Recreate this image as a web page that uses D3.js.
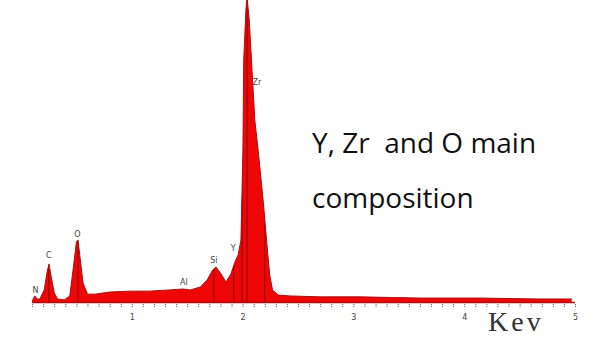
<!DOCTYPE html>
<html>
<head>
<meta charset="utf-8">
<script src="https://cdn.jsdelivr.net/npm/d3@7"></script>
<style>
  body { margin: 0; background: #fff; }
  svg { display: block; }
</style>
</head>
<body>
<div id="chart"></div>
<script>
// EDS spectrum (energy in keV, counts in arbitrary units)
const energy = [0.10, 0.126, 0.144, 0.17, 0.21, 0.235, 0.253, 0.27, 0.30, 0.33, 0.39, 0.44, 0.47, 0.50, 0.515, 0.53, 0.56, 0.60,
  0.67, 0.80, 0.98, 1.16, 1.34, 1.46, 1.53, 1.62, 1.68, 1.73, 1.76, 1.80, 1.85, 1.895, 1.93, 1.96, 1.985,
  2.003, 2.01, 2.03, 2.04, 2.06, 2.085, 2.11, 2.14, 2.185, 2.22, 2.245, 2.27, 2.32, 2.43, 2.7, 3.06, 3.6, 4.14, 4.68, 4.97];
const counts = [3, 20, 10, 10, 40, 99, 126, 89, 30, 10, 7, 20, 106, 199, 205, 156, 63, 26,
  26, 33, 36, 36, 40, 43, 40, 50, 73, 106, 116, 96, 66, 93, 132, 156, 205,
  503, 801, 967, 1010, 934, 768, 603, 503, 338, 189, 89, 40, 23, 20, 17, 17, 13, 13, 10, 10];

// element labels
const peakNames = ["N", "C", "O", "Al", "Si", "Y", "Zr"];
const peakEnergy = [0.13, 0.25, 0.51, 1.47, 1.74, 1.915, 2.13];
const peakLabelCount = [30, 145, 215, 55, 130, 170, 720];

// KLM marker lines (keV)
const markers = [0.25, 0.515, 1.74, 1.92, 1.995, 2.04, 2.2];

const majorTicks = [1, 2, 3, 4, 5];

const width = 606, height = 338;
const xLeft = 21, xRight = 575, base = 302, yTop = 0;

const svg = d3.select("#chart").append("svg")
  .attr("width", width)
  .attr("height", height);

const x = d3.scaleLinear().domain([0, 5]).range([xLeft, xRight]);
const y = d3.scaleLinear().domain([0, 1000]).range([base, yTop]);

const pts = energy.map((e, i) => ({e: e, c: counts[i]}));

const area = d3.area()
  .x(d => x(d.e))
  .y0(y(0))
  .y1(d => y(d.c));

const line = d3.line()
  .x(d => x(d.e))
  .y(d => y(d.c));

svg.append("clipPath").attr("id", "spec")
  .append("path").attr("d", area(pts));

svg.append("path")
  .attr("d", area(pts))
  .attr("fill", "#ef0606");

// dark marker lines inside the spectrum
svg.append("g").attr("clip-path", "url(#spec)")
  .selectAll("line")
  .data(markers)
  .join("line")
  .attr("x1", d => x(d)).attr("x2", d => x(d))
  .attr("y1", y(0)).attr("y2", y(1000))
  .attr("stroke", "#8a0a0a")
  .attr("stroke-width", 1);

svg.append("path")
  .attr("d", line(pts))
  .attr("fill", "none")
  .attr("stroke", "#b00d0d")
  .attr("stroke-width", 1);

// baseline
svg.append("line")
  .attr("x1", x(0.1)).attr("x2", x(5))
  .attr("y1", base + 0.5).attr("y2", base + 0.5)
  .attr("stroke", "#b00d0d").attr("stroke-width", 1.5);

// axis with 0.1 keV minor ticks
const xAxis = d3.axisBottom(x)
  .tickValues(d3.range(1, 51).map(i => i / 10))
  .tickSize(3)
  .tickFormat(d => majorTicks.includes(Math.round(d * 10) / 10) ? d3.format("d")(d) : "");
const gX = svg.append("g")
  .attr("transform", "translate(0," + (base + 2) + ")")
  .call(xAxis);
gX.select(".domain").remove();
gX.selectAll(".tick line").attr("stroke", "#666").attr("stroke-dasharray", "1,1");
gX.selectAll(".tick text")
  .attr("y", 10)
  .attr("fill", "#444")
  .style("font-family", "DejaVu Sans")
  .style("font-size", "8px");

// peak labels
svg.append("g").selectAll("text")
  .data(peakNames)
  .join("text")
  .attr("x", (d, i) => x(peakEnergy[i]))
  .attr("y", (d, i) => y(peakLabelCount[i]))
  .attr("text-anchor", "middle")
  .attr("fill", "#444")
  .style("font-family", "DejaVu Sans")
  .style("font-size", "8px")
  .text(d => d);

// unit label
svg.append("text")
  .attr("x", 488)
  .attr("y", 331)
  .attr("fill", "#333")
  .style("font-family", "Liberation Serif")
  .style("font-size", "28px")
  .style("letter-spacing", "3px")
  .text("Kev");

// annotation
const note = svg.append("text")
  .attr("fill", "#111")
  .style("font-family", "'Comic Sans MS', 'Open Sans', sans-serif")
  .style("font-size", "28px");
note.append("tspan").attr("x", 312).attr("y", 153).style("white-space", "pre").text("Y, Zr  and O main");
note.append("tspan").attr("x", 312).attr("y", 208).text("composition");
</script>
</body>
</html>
......
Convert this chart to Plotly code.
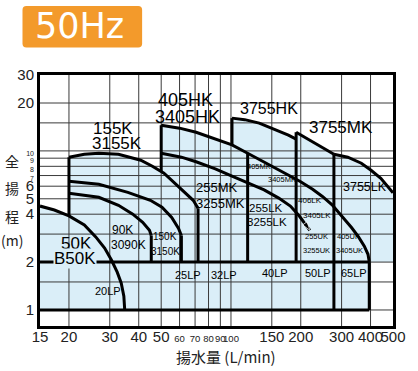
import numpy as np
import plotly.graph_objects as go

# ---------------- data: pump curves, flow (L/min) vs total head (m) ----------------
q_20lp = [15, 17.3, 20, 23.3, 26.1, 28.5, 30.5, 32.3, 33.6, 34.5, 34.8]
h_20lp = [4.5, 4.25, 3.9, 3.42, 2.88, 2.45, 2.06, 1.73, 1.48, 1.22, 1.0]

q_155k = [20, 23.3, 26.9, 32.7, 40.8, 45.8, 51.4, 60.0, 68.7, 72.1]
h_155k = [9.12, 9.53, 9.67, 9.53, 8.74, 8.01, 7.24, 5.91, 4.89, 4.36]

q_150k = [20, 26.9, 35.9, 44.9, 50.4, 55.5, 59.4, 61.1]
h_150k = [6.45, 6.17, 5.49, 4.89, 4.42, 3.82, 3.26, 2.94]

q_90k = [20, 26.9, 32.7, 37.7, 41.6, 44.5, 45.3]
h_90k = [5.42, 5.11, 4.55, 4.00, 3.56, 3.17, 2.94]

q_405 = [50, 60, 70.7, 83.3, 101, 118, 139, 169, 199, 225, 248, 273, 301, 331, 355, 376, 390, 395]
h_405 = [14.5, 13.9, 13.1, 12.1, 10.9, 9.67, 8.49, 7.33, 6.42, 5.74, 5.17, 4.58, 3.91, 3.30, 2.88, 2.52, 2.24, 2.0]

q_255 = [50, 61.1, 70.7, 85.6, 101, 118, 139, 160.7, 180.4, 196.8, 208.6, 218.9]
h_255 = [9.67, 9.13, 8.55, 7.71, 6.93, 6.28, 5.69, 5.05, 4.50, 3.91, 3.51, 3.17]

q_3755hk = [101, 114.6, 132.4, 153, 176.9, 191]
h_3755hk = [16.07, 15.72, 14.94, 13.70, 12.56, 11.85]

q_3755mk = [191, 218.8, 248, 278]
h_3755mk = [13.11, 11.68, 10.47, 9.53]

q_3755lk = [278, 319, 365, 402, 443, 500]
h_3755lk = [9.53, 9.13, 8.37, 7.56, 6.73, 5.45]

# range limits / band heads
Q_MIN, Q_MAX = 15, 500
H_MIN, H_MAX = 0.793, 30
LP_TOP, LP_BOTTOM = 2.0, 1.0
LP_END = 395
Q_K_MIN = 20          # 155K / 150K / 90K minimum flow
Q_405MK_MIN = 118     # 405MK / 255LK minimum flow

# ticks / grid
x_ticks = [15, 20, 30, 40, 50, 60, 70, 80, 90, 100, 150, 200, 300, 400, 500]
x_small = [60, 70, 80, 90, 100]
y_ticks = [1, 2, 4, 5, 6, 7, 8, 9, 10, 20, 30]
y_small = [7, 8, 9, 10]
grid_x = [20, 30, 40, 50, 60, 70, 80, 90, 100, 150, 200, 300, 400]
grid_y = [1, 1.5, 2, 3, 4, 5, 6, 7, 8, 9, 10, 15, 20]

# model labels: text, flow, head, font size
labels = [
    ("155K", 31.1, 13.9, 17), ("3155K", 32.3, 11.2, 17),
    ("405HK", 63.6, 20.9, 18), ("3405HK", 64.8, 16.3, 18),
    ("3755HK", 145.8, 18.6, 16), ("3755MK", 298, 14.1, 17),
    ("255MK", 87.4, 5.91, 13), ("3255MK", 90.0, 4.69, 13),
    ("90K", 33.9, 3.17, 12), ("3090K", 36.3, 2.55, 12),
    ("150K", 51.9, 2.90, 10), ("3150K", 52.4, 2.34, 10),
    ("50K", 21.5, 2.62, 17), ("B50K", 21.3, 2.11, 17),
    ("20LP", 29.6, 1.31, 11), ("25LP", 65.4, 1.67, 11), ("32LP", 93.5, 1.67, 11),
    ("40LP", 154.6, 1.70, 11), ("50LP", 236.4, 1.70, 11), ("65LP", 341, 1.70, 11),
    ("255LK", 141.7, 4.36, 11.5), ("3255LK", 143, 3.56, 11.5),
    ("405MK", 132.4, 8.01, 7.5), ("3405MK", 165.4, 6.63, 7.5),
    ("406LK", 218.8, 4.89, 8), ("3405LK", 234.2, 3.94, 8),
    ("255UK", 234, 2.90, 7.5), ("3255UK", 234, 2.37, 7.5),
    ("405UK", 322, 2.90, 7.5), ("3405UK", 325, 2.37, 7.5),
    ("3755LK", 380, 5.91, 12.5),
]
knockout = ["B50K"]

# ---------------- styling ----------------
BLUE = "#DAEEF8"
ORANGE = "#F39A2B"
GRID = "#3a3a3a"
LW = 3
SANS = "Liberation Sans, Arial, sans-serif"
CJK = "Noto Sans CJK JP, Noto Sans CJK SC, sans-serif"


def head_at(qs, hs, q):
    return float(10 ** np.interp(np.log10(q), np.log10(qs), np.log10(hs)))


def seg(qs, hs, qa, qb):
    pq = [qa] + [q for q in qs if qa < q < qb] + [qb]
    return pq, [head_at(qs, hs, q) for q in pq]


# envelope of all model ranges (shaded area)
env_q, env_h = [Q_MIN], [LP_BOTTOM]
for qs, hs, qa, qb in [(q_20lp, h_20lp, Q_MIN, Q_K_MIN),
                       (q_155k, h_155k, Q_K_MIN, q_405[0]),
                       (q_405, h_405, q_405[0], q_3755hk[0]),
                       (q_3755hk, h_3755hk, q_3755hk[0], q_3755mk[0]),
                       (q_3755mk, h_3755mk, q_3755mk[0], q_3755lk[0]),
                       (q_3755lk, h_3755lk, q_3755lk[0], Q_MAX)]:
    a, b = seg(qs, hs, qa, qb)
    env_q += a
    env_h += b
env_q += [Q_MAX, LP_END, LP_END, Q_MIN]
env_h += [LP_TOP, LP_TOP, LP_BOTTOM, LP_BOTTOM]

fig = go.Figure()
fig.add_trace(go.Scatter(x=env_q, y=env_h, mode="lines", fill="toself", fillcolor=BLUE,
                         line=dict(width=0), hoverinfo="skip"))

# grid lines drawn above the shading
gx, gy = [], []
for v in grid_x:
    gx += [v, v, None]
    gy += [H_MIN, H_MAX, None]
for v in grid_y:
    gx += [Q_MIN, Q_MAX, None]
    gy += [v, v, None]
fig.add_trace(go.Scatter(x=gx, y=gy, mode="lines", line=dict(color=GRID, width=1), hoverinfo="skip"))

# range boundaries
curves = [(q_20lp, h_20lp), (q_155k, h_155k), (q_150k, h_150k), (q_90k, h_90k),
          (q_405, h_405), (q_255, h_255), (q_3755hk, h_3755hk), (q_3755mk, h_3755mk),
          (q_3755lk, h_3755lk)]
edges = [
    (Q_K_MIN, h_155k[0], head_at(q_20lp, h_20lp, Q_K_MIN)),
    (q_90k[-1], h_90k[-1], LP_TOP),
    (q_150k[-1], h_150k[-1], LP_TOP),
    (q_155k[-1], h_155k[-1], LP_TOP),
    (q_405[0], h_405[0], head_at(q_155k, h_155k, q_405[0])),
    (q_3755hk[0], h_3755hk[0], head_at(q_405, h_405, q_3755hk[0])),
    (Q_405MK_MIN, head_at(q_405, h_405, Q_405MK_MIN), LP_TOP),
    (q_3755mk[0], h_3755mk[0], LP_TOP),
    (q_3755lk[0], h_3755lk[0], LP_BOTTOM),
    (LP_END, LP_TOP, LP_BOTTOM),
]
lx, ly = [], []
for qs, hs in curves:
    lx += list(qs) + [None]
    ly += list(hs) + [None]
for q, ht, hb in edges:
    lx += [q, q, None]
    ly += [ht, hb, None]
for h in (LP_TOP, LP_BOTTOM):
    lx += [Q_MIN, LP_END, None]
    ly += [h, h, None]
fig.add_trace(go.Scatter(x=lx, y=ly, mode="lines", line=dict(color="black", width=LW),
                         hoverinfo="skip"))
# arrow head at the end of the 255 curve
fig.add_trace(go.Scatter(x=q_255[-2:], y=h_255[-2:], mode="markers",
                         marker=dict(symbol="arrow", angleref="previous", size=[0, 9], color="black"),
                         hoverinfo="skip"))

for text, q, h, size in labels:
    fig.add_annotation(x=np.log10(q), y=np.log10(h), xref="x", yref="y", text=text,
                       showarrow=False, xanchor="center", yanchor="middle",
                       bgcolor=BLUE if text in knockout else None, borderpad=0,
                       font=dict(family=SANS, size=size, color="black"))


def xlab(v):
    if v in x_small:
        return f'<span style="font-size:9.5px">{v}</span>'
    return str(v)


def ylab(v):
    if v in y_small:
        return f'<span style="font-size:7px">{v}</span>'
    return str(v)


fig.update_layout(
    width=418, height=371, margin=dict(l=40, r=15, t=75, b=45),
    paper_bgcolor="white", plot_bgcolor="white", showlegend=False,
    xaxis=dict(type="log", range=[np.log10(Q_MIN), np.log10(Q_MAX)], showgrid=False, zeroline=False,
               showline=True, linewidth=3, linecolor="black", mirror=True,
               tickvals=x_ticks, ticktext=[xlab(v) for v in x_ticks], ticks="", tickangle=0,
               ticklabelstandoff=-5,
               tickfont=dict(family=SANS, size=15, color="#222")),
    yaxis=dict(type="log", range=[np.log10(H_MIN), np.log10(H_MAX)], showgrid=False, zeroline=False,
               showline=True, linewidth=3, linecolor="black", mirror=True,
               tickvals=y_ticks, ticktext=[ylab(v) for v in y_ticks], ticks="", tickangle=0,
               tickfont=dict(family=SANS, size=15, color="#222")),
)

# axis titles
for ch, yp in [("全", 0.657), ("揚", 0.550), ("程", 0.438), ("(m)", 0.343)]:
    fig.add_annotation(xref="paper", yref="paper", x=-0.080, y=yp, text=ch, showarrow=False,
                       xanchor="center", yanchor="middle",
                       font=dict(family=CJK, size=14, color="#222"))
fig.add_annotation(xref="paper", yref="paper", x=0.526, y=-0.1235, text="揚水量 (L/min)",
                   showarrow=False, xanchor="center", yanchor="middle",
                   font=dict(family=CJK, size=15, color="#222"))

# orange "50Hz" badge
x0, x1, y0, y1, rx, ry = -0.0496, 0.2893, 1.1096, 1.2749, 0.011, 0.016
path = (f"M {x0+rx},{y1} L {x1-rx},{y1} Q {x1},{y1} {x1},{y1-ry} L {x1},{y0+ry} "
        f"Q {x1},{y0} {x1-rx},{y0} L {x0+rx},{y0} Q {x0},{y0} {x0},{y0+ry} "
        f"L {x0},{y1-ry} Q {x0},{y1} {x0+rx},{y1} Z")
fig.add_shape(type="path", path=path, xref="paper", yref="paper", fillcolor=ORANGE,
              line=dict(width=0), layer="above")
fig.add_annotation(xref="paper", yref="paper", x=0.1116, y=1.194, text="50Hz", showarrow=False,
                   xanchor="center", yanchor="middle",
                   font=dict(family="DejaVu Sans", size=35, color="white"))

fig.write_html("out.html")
......
**Given instruction:** Start at the line above containing "Convert this chart to Plotly code." and stop at the line containing "Q_405MK_MIN = 118": print those lines and everything between them exactly, but not the pictures.

**Answer to the task:**
Convert this chart to Plotly code.
import numpy as np
import plotly.graph_objects as go

# ---------------- data: pump curves, flow (L/min) vs total head (m) ----------------
q_20lp = [15, 17.3, 20, 23.3, 26.1, 28.5, 30.5, 32.3, 33.6, 34.5, 34.8]
h_20lp = [4.5, 4.25, 3.9, 3.42, 2.88, 2.45, 2.06, 1.73, 1.48, 1.22, 1.0]

q_155k = [20, 23.3, 26.9, 32.7, 40.8, 45.8, 51.4, 60.0, 68.7, 72.1]
h_155k = [9.12, 9.53, 9.67, 9.53, 8.74, 8.01, 7.24, 5.91, 4.89, 4.36]

q_150k = [20, 26.9, 35.9, 44.9, 50.4, 55.5, 59.4, 61.1]
h_150k = [6.45, 6.17, 5.49, 4.89, 4.42, 3.82, 3.26, 2.94]

q_90k = [20, 26.9, 32.7, 37.7, 41.6, 44.5, 45.3]
h_90k = [5.42, 5.11, 4.55, 4.00, 3.56, 3.17, 2.94]

q_405 = [50, 60, 70.7, 83.3, 101, 118, 139, 169, 199, 225, 248, 273, 301, 331, 355, 376, 390, 395]
h_405 = [14.5, 13.9, 13.1, 12.1, 10.9, 9.67, 8.49, 7.33, 6.42, 5.74, 5.17, 4.58, 3.91, 3.30, 2.88, 2.52, 2.24, 2.0]

q_255 = [50, 61.1, 70.7, 85.6, 101, 118, 139, 160.7, 180.4, 196.8, 208.6, 218.9]
h_255 = [9.67, 9.13, 8.55, 7.71, 6.93, 6.28, 5.69, 5.05, 4.50, 3.91, 3.51, 3.17]

q_3755hk = [101, 114.6, 132.4, 153, 176.9, 191]
h_3755hk = [16.07, 15.72, 14.94, 13.70, 12.56, 11.85]

q_3755mk = [191, 218.8, 248, 278]
h_3755mk = [13.11, 11.68, 10.47, 9.53]

q_3755lk = [278, 319, 365, 402, 443, 500]
h_3755lk = [9.53, 9.13, 8.37, 7.56, 6.73, 5.45]

# range limits / band heads
Q_MIN, Q_MAX = 15, 500
H_MIN, H_MAX = 0.793, 30
LP_TOP, LP_BOTTOM = 2.0, 1.0
LP_END = 395
Q_K_MIN = 20          # 155K / 150K / 90K minimum flow
Q_405MK_MIN = 118     # 405MK / 255LK minimum flow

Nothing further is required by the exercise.